Dataset records
═══

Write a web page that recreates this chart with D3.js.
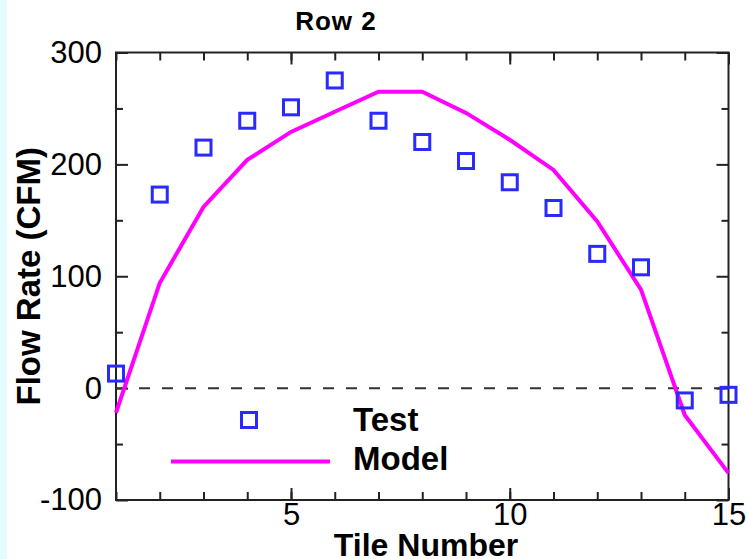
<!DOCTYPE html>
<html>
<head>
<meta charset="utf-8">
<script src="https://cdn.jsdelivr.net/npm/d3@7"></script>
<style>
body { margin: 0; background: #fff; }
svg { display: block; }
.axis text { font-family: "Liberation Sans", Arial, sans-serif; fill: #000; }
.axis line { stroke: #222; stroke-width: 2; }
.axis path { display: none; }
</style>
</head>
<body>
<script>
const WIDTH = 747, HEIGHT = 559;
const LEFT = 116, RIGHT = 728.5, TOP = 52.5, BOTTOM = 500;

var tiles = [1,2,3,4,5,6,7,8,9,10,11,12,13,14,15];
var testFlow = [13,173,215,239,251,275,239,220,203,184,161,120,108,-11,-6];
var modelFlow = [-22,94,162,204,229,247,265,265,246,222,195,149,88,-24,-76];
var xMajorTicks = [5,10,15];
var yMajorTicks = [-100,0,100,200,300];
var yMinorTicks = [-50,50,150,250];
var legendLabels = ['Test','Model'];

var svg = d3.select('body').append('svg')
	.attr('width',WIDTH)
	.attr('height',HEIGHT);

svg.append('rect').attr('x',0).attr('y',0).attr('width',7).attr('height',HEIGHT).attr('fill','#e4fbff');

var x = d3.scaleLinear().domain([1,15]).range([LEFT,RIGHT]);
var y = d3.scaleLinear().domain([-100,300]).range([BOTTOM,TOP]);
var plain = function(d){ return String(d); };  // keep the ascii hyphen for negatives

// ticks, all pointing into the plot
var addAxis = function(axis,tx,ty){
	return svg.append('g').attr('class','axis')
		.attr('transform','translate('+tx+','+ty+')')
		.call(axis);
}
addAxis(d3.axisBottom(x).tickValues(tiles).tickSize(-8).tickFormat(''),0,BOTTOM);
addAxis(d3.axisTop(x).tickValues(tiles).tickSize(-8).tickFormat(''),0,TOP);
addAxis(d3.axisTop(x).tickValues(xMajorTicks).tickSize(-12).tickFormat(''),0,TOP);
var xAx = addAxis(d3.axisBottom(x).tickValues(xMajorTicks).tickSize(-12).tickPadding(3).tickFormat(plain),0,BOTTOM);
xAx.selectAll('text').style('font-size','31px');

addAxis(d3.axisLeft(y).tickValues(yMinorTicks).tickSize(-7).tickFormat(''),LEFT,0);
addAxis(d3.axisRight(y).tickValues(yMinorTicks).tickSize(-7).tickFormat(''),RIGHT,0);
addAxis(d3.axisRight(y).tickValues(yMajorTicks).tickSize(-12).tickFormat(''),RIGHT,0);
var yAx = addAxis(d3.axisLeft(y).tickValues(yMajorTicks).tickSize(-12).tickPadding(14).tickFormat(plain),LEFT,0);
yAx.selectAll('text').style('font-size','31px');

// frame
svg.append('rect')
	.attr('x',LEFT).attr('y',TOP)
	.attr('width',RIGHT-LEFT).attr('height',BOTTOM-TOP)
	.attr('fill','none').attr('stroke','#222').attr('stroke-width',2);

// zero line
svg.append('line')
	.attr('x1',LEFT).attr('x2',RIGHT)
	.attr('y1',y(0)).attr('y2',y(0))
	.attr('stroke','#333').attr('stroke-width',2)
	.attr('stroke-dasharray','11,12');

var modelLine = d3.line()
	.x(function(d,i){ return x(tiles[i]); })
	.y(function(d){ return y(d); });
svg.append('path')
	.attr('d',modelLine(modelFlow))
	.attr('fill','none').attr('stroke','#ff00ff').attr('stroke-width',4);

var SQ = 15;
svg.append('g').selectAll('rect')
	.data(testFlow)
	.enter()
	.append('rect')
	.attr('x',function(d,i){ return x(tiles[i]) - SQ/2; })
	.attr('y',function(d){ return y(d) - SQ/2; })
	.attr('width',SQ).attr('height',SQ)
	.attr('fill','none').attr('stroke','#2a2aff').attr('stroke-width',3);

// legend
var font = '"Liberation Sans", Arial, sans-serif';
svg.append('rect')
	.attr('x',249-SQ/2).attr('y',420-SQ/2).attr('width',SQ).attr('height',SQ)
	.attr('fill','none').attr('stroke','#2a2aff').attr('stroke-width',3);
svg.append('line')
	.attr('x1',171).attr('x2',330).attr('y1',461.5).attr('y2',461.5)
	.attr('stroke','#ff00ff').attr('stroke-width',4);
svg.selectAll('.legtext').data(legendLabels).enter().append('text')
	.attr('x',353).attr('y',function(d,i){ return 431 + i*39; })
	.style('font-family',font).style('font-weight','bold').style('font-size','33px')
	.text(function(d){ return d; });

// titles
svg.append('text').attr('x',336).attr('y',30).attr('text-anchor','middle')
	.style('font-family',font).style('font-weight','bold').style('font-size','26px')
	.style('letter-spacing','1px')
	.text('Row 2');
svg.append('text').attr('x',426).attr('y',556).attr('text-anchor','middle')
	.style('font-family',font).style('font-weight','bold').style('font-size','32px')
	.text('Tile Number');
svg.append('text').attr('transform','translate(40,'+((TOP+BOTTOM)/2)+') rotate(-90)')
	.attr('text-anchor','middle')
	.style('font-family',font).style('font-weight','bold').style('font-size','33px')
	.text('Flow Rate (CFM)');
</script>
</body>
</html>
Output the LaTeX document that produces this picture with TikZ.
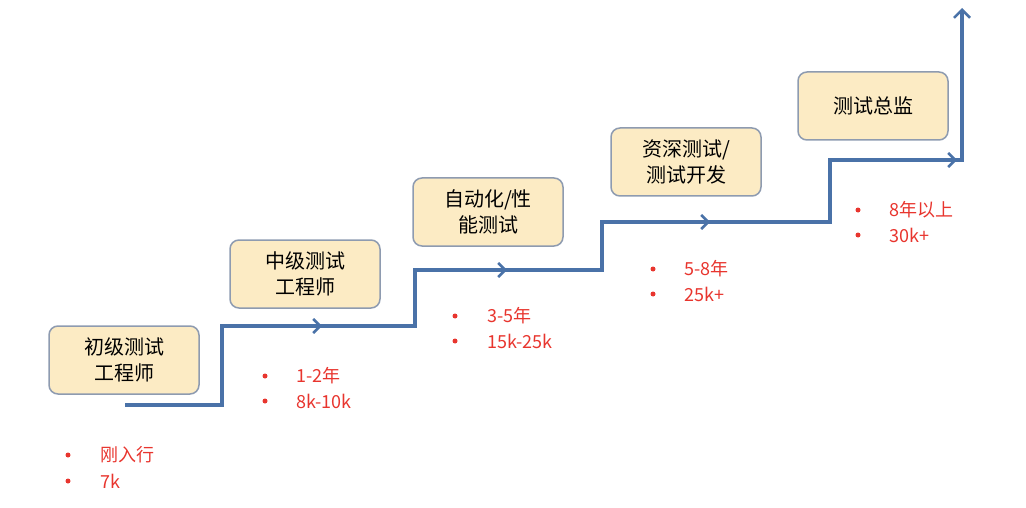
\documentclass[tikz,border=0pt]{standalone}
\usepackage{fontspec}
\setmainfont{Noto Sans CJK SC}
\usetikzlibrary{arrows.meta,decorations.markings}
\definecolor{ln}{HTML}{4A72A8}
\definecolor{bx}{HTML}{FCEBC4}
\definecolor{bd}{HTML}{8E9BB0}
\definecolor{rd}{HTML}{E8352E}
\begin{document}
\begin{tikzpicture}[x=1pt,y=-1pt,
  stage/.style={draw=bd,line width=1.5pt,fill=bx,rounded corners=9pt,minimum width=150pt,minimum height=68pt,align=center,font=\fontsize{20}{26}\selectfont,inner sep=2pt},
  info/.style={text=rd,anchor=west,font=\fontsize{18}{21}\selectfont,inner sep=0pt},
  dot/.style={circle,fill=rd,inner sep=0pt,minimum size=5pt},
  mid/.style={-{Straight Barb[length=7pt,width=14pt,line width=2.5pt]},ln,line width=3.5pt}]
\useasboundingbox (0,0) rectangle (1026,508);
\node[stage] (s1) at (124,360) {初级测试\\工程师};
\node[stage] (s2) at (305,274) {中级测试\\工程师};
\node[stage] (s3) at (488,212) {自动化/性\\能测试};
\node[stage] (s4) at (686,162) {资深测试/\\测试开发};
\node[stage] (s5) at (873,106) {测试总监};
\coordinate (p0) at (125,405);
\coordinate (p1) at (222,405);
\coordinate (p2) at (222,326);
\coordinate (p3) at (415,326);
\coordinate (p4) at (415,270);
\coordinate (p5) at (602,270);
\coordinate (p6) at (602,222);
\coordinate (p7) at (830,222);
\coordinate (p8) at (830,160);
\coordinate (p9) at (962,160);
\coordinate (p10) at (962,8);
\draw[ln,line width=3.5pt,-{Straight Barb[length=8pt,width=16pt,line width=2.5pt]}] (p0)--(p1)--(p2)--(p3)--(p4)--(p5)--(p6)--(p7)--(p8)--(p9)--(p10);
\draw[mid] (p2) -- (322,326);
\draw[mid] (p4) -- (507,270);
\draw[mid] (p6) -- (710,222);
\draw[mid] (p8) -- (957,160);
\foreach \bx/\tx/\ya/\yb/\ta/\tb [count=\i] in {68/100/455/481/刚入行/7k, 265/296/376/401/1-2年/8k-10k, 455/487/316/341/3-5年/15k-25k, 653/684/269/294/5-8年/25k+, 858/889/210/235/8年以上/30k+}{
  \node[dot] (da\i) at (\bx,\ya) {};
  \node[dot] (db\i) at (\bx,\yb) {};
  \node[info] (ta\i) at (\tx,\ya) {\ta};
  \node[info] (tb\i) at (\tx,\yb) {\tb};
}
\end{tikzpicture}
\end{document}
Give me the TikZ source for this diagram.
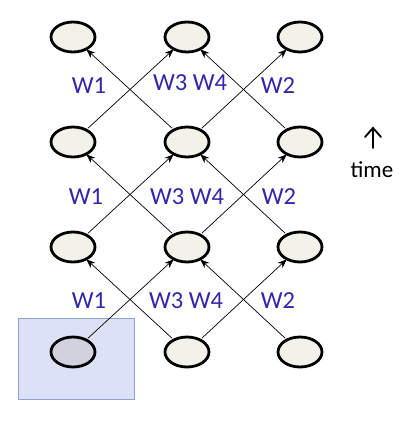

═══

- [GOAL OF THE EXERCISE]: Collect the lines that hold "with".

- [WRITTEN ANSWER]:
Write a web page that recreates this chart with D3.js.
Output the LaTeX document that produces this picture with TikZ.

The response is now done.